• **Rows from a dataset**
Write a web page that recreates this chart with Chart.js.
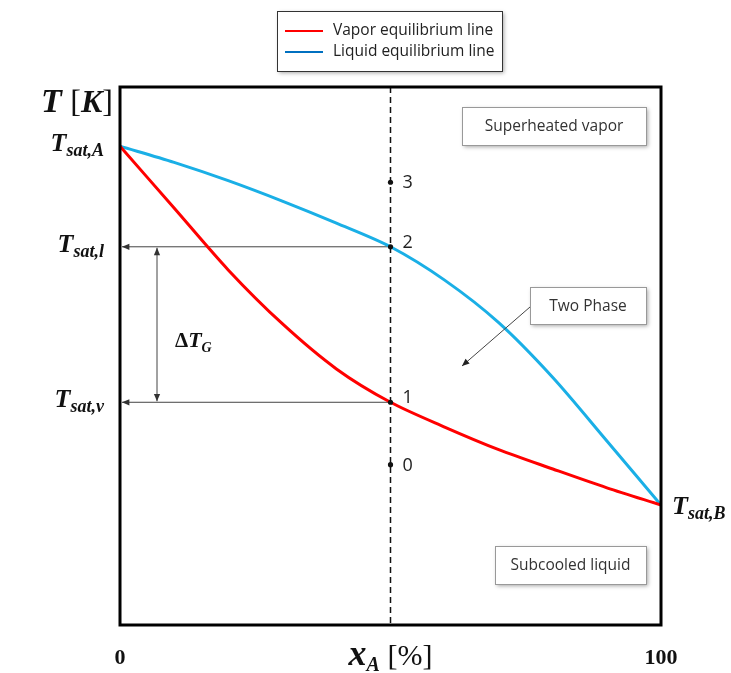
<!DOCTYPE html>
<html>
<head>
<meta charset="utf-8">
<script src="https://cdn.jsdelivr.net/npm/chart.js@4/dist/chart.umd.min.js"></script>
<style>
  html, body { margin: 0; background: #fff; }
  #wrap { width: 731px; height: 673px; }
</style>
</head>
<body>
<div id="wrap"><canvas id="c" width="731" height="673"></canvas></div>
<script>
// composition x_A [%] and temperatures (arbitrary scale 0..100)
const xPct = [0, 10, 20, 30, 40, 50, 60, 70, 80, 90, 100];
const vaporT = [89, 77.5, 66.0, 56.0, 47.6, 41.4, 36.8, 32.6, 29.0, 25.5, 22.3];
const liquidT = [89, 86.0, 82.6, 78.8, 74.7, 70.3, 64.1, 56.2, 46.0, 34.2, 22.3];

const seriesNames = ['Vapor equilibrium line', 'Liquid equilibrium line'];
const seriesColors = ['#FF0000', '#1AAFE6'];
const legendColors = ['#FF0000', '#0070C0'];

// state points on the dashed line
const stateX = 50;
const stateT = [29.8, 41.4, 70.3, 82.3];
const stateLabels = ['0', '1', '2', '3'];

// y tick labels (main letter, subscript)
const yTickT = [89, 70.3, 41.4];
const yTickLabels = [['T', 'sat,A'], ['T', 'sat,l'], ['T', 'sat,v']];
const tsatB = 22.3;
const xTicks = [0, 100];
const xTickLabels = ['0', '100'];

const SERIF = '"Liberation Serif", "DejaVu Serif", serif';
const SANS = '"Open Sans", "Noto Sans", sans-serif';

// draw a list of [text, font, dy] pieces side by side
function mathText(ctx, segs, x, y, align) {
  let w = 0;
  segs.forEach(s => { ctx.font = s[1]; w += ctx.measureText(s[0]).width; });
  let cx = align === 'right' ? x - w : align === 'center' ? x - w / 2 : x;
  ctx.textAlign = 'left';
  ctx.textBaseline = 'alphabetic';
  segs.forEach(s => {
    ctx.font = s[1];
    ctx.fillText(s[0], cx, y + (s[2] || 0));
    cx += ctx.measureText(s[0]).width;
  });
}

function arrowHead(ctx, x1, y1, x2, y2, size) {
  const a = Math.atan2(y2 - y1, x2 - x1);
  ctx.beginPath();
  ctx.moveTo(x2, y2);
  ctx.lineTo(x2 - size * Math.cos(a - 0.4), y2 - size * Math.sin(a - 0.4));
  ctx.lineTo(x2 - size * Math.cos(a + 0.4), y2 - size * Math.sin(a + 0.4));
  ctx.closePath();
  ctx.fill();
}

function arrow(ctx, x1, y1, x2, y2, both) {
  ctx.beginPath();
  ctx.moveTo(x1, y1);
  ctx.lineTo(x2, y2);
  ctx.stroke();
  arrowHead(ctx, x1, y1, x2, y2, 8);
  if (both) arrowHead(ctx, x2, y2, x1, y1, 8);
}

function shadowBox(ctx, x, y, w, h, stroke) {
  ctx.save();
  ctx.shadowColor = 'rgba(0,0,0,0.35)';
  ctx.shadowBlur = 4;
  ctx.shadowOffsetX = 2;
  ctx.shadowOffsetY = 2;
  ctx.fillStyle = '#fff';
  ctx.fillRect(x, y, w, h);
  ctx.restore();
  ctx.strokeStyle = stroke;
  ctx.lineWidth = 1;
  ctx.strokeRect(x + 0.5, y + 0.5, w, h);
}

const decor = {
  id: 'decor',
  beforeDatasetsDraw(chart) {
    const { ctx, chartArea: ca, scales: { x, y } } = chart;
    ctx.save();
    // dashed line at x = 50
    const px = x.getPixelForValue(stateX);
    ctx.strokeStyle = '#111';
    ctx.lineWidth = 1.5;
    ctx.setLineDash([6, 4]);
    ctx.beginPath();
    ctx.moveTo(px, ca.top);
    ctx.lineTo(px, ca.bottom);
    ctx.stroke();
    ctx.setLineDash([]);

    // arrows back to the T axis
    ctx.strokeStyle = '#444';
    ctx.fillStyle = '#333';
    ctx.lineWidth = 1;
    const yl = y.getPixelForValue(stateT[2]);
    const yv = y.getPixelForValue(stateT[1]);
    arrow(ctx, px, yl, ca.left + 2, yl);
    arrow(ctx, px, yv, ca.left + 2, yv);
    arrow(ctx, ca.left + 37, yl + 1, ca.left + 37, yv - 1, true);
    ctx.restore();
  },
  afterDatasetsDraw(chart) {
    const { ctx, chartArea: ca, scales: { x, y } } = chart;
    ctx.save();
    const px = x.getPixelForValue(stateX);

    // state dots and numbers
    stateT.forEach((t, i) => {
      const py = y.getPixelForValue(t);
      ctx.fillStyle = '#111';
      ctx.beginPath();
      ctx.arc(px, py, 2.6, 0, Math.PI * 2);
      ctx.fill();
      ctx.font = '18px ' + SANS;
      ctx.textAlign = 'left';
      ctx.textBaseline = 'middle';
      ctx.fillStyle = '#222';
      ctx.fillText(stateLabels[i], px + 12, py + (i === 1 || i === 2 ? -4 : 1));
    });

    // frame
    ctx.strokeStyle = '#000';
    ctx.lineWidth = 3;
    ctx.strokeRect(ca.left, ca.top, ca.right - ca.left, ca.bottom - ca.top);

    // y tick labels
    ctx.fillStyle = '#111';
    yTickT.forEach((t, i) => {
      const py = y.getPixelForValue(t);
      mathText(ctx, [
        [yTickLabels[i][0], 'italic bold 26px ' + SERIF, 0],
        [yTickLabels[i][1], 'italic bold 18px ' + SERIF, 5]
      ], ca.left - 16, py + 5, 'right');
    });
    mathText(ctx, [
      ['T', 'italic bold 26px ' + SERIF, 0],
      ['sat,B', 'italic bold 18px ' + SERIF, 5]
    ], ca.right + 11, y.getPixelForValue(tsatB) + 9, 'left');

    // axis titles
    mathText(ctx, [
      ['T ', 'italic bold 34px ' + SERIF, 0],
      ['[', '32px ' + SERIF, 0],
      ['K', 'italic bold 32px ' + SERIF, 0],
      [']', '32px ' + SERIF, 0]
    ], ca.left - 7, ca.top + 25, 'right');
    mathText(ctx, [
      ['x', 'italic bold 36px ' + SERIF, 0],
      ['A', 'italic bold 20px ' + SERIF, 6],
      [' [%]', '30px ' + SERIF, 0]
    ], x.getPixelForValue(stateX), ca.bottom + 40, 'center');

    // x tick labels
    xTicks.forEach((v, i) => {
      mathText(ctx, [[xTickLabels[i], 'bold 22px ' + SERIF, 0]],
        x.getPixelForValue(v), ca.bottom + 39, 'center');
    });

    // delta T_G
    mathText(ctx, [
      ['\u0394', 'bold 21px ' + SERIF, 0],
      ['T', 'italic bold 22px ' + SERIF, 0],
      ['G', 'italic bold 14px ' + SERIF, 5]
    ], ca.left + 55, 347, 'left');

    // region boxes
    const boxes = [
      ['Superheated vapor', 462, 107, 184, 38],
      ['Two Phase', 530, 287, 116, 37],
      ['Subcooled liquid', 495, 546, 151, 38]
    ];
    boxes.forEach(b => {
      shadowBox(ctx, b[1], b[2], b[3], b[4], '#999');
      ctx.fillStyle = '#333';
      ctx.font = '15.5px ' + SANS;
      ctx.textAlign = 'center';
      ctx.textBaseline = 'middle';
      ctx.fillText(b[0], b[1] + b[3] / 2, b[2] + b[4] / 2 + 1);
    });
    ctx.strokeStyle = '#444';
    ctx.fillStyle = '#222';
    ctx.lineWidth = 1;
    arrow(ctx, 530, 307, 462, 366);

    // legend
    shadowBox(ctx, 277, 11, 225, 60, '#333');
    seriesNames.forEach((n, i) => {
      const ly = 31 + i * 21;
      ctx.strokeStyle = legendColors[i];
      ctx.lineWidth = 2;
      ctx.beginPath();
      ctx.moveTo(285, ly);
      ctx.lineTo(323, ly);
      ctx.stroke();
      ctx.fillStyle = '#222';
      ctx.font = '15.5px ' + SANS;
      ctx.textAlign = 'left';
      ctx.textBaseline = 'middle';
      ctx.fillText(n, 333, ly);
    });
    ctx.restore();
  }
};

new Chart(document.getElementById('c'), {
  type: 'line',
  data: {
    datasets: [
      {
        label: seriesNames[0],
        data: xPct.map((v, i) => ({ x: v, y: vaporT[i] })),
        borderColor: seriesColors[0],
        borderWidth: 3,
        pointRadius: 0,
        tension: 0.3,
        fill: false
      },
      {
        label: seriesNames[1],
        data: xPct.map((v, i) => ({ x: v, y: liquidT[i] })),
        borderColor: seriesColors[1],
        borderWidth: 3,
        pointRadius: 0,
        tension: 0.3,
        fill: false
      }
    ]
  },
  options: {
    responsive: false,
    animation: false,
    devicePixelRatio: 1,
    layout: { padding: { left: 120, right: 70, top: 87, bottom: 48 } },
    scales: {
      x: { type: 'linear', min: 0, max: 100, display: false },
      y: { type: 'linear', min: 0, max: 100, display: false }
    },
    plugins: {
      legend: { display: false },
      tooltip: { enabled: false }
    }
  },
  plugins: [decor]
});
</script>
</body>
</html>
---
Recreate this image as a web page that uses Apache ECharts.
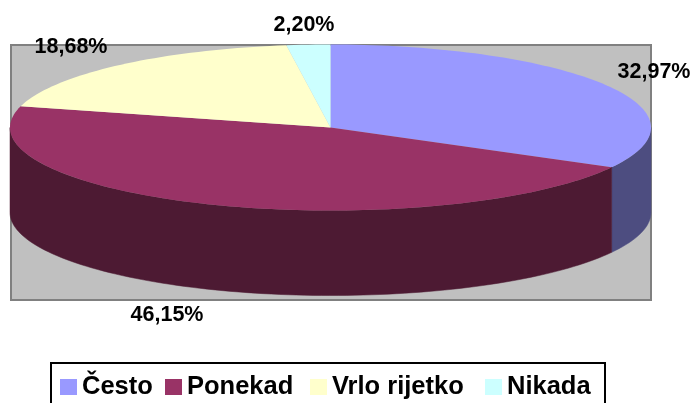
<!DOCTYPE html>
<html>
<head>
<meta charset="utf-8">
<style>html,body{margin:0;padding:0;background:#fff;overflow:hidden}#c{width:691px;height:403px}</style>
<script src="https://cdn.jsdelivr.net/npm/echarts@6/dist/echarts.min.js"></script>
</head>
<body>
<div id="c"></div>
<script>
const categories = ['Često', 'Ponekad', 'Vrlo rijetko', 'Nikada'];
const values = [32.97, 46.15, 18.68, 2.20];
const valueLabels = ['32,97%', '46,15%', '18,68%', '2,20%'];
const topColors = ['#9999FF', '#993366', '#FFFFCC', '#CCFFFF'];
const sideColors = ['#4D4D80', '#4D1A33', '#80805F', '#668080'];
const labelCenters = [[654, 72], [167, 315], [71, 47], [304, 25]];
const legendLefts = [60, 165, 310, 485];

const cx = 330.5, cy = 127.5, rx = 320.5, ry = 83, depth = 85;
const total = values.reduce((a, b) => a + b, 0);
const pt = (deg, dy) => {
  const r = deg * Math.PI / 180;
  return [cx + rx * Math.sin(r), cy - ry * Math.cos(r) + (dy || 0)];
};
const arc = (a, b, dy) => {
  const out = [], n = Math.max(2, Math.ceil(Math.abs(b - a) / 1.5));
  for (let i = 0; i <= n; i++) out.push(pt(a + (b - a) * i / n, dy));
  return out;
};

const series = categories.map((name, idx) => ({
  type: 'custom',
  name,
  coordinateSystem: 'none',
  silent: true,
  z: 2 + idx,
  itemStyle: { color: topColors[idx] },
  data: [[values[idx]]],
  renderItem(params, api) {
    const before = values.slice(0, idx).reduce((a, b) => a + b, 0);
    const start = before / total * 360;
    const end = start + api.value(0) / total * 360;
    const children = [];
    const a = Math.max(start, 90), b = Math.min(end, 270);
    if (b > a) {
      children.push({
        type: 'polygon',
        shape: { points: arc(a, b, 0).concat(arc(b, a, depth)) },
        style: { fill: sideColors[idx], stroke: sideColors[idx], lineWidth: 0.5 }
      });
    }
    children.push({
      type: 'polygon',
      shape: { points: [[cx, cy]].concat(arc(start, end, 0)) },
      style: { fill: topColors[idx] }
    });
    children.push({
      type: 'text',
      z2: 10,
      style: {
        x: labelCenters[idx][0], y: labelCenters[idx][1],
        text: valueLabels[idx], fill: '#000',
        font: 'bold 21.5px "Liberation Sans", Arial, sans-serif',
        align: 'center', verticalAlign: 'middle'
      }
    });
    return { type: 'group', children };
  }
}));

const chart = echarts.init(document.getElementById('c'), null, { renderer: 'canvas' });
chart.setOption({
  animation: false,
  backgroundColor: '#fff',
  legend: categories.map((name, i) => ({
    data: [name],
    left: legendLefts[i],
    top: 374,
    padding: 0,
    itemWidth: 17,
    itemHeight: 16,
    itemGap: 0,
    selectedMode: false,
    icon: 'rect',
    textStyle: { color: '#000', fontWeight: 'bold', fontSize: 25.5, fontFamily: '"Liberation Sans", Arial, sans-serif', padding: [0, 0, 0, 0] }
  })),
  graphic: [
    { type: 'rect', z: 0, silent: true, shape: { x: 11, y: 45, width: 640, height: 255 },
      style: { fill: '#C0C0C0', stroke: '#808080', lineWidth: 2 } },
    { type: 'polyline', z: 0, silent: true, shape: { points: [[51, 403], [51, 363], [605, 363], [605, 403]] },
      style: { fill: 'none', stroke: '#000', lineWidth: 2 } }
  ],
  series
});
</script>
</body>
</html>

• **INSTRUCTIONS FOR THE TASK**
Starting at the line that contains "Recreate this image" and stopping after the line that contains "const legendLefts = [60, 165, 310, 485];", copy every line exactly. Leave any pictures behind.

• **SOLUTION TO THE EXERCISE**
Recreate this image as a web page that uses Apache ECharts.
<!DOCTYPE html>
<html>
<head>
<meta charset="utf-8">
<style>html,body{margin:0;padding:0;background:#fff;overflow:hidden}#c{width:691px;height:403px}</style>
<script src="https://cdn.jsdelivr.net/npm/echarts@6/dist/echarts.min.js"></script>
</head>
<body>
<div id="c"></div>
<script>
const categories = ['Često', 'Ponekad', 'Vrlo rijetko', 'Nikada'];
const values = [32.97, 46.15, 18.68, 2.20];
const valueLabels = ['32,97%', '46,15%', '18,68%', '2,20%'];
const topColors = ['#9999FF', '#993366', '#FFFFCC', '#CCFFFF'];
const sideColors = ['#4D4D80', '#4D1A33', '#80805F', '#668080'];
const labelCenters = [[654, 72], [167, 315], [71, 47], [304, 25]];
const legendLefts = [60, 165, 310, 485];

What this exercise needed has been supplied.